Das große Kinosterben?

 

Doch auch die goldenen Zeiten des Löhertors gingen zu Ende, denn 1999 eröffnete direkt gegenüber das moderne Multiplexkino Cinestar und präsentierte die neuesten Blockbuster-Streifen mithilfe neuester Technik. Das Löhertor-Kino stellte auf Programmkino um und schloss einige Jahre später seine Tore, noch lange bevor es zum kompletten Abriss des Centers kam.

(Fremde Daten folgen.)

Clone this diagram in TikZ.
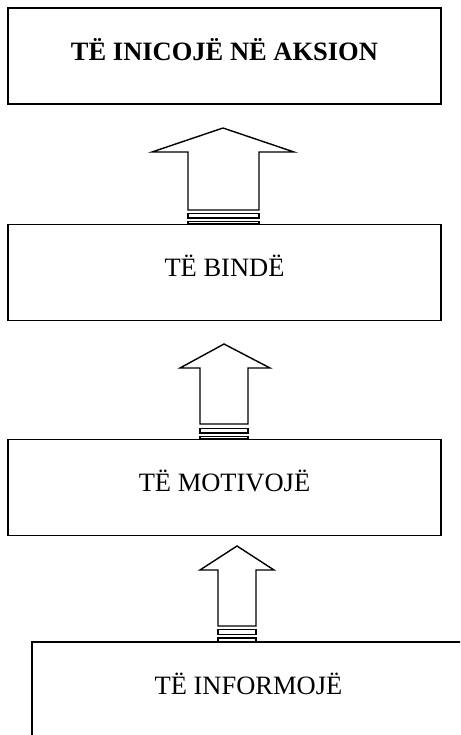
\documentclass[tikz,border=0pt]{standalone}
\usepackage{fontspec}
\setmainfont{Liberation Serif}
\usepackage{tikz}
\usetikzlibrary{calc}

\begin{document}
\begin{tikzpicture}[
    x = 1pt, y = -1pt,
    line width = 1.6pt,
    stage/.style = {rectangle,
      draw,
      font = \fontsize{26.5}{30}\selectfont,
      text height = 18pt, text depth = 9.5pt,
      minimum width = 433pt,
      minimum height = 96pt},
    uparrow/.style = {line width = 1.4pt, line join = miter}
    ]
    \useasboundingbox (0, 0) rectangle (460, 735);
    \clip (0, 0) rectangle (460, 735);

    \node at (224.5, 56) [stage, name = aksion] {\bfseries TË INICOJË NË AKSION};
    \node at (224.5, 272.5) [stage, name = bind] {TË BINDË};
    \node at (224.5, 487.5) [stage, name = motivoj] {TË MOTIVOJË};
    \node at (248.5, 690) [stage, name = informoj] {TË INFORMOJË};

    % bind -> aksion
    \draw [uparrow] (223, 128) -- (294, 152) -- (259, 152) -- (259, 210)
      -- (188, 210) -- (188, 152) -- (152, 152) -- cycle;
    \draw [uparrow] (188, 213.5) rectangle (259, 218);
    \draw [uparrow] (188, 221.5) rectangle ($(bind.north) + (34.5, 0)$);

    % motivoj -> bind
    \draw [uparrow] (224, 344) -- (270, 368) -- (248, 368) -- (248, 424)
      -- (200, 424) -- (200, 368) -- (180, 368) -- cycle;
    \draw [uparrow] (200, 428.5) rectangle (248, 433);
    \draw [uparrow] (200, 436.5) rectangle ($(motivoj.north) + (23.5, 0)$);

    % informoj -> motivoj
    \draw [uparrow] (237, 546) -- (274, 570) -- (256, 570) -- (256, 626)
      -- (218, 626) -- (218, 570) -- (200, 570) -- cycle;
    \draw [uparrow] (218, 629.5) rectangle (256, 634.5);
    \draw [uparrow] (218, 638) rectangle ($(informoj.north) + (7.5, 0)$);
  \end{tikzpicture}
\end{document}
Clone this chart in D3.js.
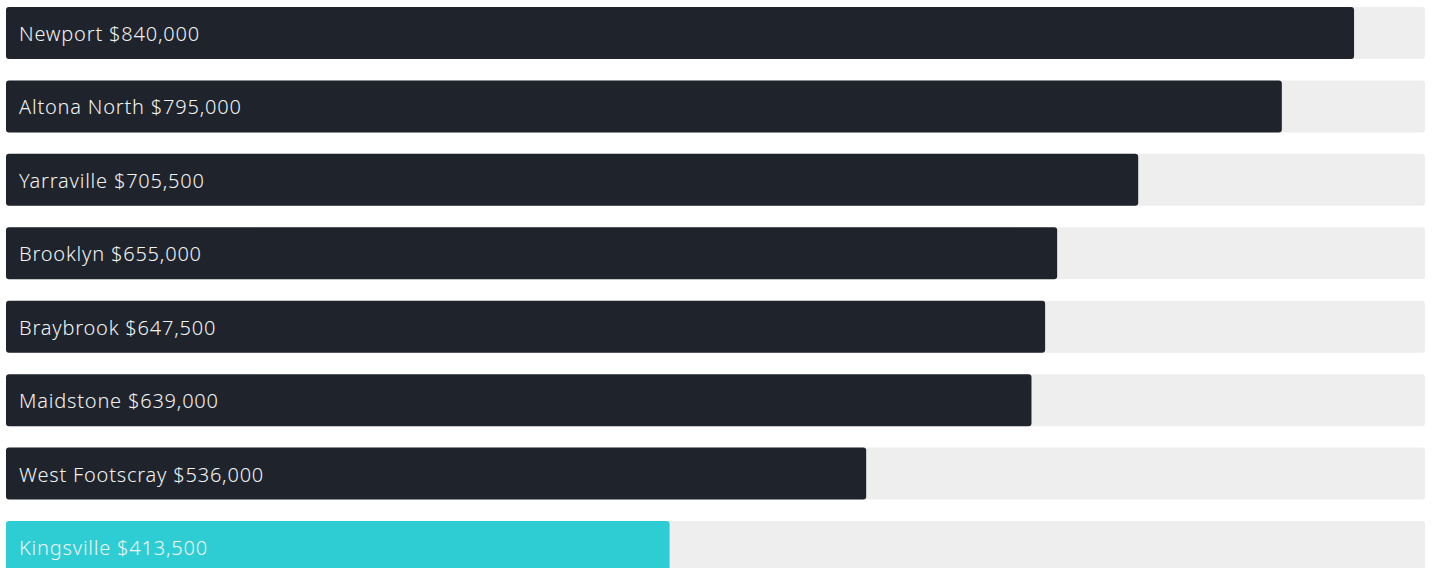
<!DOCTYPE html>
<html>
<head>
<meta charset="utf-8">
<script src="https://cdn.jsdelivr.net/npm/d3@7"></script>
<style>
  body { margin: 0; background: #fff; }
  svg { display: block; }
  .lbl { font-family: "Noto Sans", sans-serif; font-size: 20px; font-weight: 300;
         letter-spacing: 0.8px; fill: #f2f2f2; }
</style>
</head>
<body>
<svg id="chart"></svg>
<script>
// suburbs and median prices
const suburbs = ["Newport", "Altona North", "Yarraville", "Brooklyn", "Braybrook",
                 "Maidstone", "West Footscray", "Kingsville"];
const prices = [840000, 795000, 705500, 655000, 647500, 639000, 536000, 413500];
const highlight = ["Kingsville"];

function priceBars() {
    const width = 1433,
          height = 568,
          left = 6,
          right = 1425;

    const data = suburbs.map((s, i) => ({ name: s, value: prices[i] }));

    const x = d3.scaleLinear()
        .domain([0, d3.max(prices) / 0.95])
        .range([left, right]);

    const y = d3.scaleBand()
        .domain(suburbs)
        .range([7, 573])
        .paddingInner(0.292)
        .paddingOuter(0);

    const fmt = d3.format("$,");

    const svg = d3.select("#chart")
        .attr("width", width)
        .attr("height", height);

    const row = svg.selectAll("g.row")
        .data(data)
        .join("g")
        .attr("class", "row")
        .attr("transform", d => `translate(0,${y(d.name)})`);

    // background track
    row.append("rect")
        .attr("x", x(0))
        .attr("width", x.range()[1] - x(0))
        .attr("height", y.bandwidth())
        .attr("rx", 3)
        .attr("fill", "#eeeeee");

    // value bar
    row.append("rect")
        .attr("x", x(0))
        .attr("width", d => x(d.value) - x(0))
        .attr("height", y.bandwidth())
        .attr("rx", 3)
        .attr("fill", d => highlight.includes(d.name) ? "#2ecdd3" : "#1f242c");

    row.append("text")
        .attr("class", "lbl")
        .attr("x", 19)
        .attr("y", y.bandwidth() / 2 + 1)
        .attr("dy", "0.35em")
        .text(d => d.name + " " + fmt(d.value));
}

priceBars();
</script>
</body>
</html>
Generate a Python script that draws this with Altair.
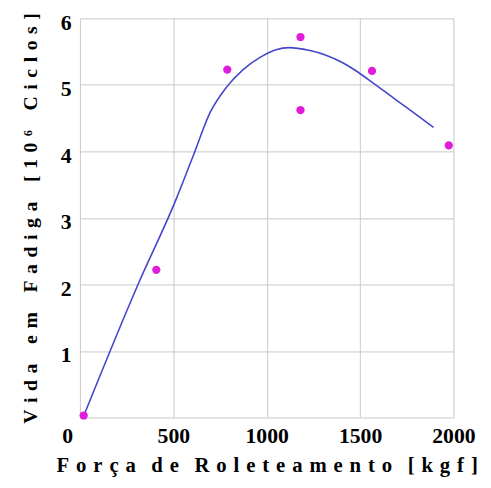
import altair as alt
import pandas as pd

# Measured points
force_pts = [20, 409, 789, 1181, 1181, 1564, 1975]
life_pts = [0.03, 2.22, 5.23, 5.72, 4.62, 5.21, 4.09]

# Fitted curve
curve_x = [21, 311, 512, 602, 698, 786, 874, 962, 1050, 1120, 1226, 1314, 1402, 1490, 1578, 1666, 1754, 1894]
curve_y = [0.03, 2.0, 3.26, 3.90, 4.59, 4.97, 5.23, 5.41, 5.53, 5.56, 5.52, 5.45, 5.34, 5.19, 5.01, 4.83, 4.65, 4.36]

x_ticks = [0, 500, 1000, 1500, 2000]
y_ticks = [0, 1, 2, 3, 4, 5, 6]

NB = "\u00a0"
HS = "\u200a"


def spaced(words, gap, wordgap):
    return wordgap.join(gap.join(list(w)) for w in words)


x_title = spaced(["Força", "de", "Roleteamento", "[kgf]"], NB + HS, NB * 3)
y_title = spaced(["Vida", "em", "Fadiga", "[10⁶", "Ciclos]"], NB + HS, NB * 4)

pts = pd.DataFrame({"forca": force_pts, "vida": life_pts})
curve = pd.DataFrame({"forca": curve_x, "vida": curve_y})

FONT = "Liberation Serif"

x_scale = alt.Scale(domain=[0, 2000], nice=False, zero=False)
y_scale = alt.Scale(domain=[0, 6], nice=False)

x_axis = alt.Axis(
    values=x_ticks, title=x_title, grid=True, ticks=False, domain=False, format="d",
    labelOffset={"condition": {"test": "datum.value == 0", "value": -13}, "value": 0},
    labelPadding=8, titlePadding=9, labelFlush=False, labelOverlap=False,
    titleFontSize=21,
)
y_axis = alt.Axis(
    values=y_ticks, title=y_title, grid=True, ticks=False, domain=False, format="d",
    labelExpr="datum.value == 0 ? '' : datum.label",
    labelPadding=9, labelOffset=4, titlePadding=20, labelFlush=False,
    titleFontSize=20,
)

line = alt.Chart(curve).mark_line(color="#4646CC", strokeWidth=1.6, interpolate="monotone").encode(
    x=alt.X("forca:Q", scale=x_scale, axis=x_axis),
    y=alt.Y("vida:Q", scale=y_scale, axis=y_axis),
)
points = alt.Chart(pts).mark_point(filled=True, size=70, color="#E01CDC", opacity=1).encode(
    x=alt.X("forca:Q", scale=x_scale),
    y=alt.Y("vida:Q", scale=y_scale),
)

chart = alt.layer(line, points).properties(
    width=379, height=405,
    autosize=alt.AutoSizeParams(type="none"),
    padding={"left": 73, "top": 7, "right": 30, "bottom": 67},
    background="white",
).configure_view(stroke=None).configure_axis(
    gridColor="#c8c8c8", gridWidth=1, gridOpacity=1,
    labelFont=FONT, labelFontWeight="bold", labelFontSize=22, labelColor="black",
    titleFont=FONT, titleFontWeight="bold", titleFontSize=22, titleColor="black",
)

chart.save("out.html", embed_options={"renderer": "svg", "actions": False})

Kinos gibt es in Fulda heute nicht mehr viele. Vielen ist nur noch das große Cinestar bekannt – doch es gibt außerdem noch das kleine Kino35 in der Ohmstraße, das ehrenamtlich von Mitgliedern der Kultur- und Kinoinitiative Fulda betrieben wird und vor allem anspruchsvollere Arthouse- Filme in gemütlicher Atmosphäre zeigt. Das freut vor allem Cineasten, die Abwechslung zum gewohnten Hollywood- Kino suchen. Aber ganz egal wie groß der Kinosaal ist: Die Zeit der Kinos ist noch lange nicht vorbei – und Popcorn schmeckt im Kino schließlich viel besser als zu Hause!

 

WAS IST DIE CINESNEAK? Für Filmfans gibt es in Fulda jeden Montag ein kleines Highlight: Bei der Sneak- Preview im Cinestar werden Filme noch vor Bundesstart zu einem günstigen Preis gezeigt. Allerdings wird vorab nicht verraten, um welchen Titel es sich dabei handelt. So bleibt es immer eine Überraschung, ob man eine französische Komödie, ein deutsches Drama oder einen heißerwarteten Hollywood-Streifen sieht. Vor der Vorstellung werden kleine Spiele und Quizrunden veranstaltet. Dabei hat Sneak- Moderator Dirk Schneider neben Freikarten und Filmplakaten kleine Popcorn-Tüten parat, die durch den Saal fliegen und mal mehr und mal weniger treffsicher bei den Zuschauern landen. Die Sneak gibt es bereits so lange, wie das Kino selbst: Seit 1999 ist die Veranstaltung ein beliebter Treffpunkt für alle, die Filme lieben.